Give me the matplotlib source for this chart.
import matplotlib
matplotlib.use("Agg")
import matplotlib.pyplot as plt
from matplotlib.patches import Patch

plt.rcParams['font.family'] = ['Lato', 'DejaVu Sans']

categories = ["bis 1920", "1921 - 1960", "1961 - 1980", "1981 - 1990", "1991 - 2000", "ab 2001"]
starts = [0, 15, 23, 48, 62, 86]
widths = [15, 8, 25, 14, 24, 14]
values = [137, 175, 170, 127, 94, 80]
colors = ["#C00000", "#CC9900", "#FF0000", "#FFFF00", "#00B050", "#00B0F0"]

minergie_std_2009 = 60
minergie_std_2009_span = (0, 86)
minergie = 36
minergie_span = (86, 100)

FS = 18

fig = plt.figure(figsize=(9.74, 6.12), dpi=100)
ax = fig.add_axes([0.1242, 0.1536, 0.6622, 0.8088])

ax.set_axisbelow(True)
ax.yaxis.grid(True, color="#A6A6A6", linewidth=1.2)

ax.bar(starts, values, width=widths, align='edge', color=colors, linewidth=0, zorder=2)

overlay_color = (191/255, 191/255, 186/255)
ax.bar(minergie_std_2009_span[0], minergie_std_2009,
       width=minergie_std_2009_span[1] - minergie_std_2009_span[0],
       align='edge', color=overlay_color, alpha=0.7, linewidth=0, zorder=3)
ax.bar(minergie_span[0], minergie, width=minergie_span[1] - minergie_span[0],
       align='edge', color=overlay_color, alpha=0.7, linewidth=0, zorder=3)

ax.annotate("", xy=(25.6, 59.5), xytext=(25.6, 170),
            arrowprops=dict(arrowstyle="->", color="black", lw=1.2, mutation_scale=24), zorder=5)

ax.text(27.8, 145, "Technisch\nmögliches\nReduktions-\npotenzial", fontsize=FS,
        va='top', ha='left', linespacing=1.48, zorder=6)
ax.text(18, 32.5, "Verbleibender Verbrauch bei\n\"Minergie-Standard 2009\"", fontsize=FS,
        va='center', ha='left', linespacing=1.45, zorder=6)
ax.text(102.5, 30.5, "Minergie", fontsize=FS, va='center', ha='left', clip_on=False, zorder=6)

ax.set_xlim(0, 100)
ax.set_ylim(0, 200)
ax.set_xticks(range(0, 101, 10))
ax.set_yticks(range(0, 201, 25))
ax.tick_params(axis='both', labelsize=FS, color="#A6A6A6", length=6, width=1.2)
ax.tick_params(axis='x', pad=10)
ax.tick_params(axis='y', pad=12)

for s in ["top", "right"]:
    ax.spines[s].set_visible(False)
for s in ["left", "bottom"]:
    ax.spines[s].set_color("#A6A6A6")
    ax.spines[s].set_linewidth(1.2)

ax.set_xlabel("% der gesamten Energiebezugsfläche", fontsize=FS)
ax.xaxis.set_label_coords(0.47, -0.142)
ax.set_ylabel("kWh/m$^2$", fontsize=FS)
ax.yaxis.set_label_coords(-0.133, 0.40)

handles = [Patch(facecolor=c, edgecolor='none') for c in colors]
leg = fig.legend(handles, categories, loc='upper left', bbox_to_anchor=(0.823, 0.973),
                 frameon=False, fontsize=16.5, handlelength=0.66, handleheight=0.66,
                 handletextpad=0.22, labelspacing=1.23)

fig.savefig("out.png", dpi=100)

...

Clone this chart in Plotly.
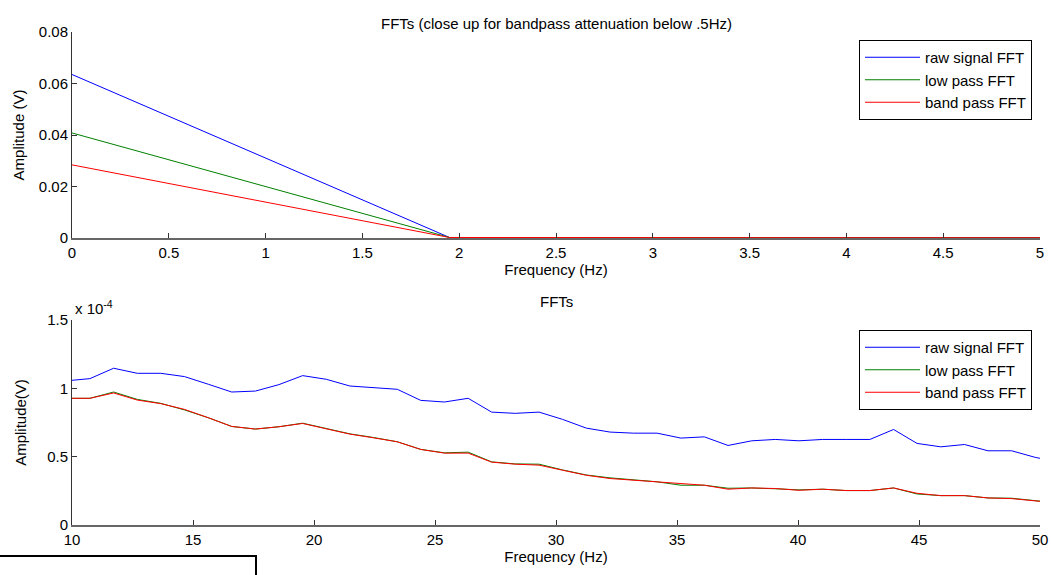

==

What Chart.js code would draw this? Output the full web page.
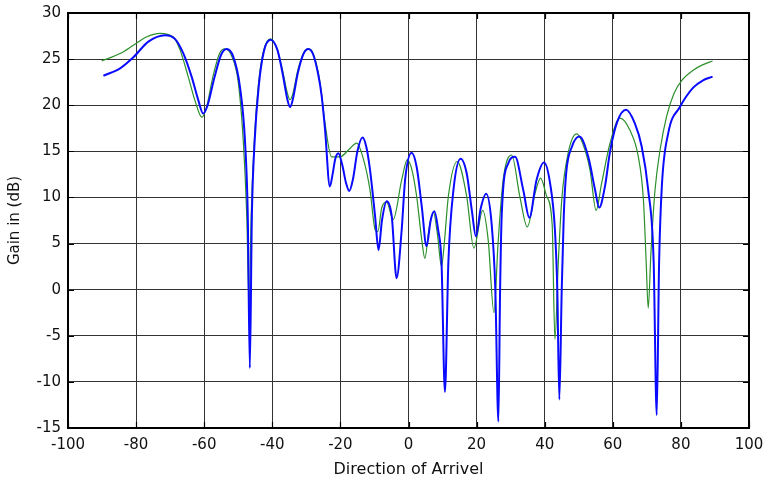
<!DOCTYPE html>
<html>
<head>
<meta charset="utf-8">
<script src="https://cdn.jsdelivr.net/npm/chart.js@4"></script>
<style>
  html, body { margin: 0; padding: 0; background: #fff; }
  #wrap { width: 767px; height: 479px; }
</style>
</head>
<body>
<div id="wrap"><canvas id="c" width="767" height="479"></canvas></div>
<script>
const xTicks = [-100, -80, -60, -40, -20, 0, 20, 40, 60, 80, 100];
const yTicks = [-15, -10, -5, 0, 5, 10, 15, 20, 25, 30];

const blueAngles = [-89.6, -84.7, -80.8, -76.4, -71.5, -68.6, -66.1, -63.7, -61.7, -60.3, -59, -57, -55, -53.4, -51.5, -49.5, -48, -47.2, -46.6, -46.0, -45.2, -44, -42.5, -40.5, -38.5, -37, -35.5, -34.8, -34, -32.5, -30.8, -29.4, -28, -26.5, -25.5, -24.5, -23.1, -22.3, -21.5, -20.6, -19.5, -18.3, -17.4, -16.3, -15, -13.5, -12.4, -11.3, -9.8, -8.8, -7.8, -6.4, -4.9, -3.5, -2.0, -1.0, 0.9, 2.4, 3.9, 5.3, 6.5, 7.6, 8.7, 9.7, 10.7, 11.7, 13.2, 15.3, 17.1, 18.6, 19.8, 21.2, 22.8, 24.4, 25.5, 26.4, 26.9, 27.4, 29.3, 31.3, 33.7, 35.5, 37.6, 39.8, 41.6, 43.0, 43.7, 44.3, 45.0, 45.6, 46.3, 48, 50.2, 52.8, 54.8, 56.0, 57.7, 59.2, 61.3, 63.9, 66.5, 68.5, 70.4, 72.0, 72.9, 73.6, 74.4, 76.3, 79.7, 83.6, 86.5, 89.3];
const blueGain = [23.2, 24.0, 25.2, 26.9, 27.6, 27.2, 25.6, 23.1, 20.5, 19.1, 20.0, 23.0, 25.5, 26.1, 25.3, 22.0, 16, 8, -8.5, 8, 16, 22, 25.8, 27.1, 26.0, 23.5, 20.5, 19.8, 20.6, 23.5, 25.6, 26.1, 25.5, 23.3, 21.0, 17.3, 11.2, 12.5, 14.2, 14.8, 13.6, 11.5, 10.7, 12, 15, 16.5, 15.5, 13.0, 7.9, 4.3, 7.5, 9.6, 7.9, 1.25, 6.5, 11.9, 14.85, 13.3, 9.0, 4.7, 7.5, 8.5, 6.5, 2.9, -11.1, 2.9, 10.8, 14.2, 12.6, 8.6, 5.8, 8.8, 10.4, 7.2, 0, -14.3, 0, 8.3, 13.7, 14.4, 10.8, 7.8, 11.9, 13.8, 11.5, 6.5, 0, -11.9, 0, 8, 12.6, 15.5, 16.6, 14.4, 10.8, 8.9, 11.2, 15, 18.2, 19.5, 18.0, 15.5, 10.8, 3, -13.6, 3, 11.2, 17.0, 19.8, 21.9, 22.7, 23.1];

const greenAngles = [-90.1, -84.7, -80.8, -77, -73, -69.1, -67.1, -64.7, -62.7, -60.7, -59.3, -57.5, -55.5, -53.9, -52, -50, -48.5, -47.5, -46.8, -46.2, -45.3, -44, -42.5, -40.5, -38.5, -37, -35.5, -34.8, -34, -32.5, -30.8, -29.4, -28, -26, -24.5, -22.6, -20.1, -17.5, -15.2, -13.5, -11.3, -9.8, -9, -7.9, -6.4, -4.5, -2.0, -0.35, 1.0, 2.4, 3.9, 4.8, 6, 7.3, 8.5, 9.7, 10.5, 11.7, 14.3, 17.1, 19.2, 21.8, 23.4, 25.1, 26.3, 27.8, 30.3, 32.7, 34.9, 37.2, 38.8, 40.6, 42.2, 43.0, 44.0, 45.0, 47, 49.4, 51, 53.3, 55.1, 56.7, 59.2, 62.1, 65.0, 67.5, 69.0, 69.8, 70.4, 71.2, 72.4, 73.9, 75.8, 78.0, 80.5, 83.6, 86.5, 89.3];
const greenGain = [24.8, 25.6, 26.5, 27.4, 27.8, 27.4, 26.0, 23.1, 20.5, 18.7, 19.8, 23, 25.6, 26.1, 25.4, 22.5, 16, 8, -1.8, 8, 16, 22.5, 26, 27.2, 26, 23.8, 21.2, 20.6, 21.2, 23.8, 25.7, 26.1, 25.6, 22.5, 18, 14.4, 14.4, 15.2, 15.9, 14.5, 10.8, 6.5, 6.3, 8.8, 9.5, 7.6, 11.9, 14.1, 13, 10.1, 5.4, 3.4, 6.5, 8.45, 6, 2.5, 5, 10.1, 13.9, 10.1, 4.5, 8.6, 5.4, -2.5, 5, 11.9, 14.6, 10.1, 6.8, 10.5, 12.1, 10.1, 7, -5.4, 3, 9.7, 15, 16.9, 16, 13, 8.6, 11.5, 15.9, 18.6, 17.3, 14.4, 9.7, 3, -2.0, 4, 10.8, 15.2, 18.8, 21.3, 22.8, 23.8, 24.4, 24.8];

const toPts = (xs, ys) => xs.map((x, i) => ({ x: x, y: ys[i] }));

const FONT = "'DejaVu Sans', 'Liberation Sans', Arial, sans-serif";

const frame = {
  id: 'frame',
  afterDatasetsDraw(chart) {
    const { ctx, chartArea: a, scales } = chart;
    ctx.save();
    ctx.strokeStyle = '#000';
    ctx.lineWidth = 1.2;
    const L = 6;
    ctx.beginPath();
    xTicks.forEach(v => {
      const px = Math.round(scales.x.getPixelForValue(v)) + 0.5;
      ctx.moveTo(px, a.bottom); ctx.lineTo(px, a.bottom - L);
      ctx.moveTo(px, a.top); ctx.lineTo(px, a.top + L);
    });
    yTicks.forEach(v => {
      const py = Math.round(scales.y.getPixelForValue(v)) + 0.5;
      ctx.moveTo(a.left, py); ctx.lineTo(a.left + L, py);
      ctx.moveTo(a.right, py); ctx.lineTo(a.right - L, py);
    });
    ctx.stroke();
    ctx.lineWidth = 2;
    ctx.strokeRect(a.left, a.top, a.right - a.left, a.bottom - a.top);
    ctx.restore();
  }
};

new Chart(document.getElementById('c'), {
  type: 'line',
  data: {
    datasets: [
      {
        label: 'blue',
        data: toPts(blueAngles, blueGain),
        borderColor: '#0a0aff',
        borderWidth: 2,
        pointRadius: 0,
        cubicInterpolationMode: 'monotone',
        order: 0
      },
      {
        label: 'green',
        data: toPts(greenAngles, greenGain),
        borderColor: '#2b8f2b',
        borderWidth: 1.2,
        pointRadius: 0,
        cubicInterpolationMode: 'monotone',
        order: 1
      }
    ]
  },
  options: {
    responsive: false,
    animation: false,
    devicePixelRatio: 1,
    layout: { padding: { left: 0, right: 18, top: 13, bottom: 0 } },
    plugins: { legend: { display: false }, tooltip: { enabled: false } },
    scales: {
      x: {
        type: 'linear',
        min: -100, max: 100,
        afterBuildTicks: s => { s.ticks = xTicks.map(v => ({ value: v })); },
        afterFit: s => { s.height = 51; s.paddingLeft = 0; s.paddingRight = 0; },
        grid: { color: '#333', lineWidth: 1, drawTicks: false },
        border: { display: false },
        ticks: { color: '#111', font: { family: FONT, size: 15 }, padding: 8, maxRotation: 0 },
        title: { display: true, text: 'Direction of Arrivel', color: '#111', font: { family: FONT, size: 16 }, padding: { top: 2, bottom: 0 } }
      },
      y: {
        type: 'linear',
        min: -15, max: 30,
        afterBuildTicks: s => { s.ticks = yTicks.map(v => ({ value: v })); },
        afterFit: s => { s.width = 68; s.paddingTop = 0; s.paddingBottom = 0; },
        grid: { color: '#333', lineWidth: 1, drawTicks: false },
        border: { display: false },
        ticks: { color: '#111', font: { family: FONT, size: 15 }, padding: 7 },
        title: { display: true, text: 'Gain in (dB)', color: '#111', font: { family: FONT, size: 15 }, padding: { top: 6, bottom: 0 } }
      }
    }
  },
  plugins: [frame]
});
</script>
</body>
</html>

### Exercise
Using the entries above, write out exactly the lines from the one with "What Chart.js code" through the one with "20, 25, 30];", ends included. Leave out any pictures.

### Written solution
What Chart.js code would draw this? Output the full web page.
<!DOCTYPE html>
<html>
<head>
<meta charset="utf-8">
<script src="https://cdn.jsdelivr.net/npm/chart.js@4"></script>
<style>
  html, body { margin: 0; padding: 0; background: #fff; }
  #wrap { width: 767px; height: 479px; }
</style>
</head>
<body>
<div id="wrap"><canvas id="c" width="767" height="479"></canvas></div>
<script>
const xTicks = [-100, -80, -60, -40, -20, 0, 20, 40, 60, 80, 100];
const yTicks = [-15, -10, -5, 0, 5, 10, 15, 20, 25, 30];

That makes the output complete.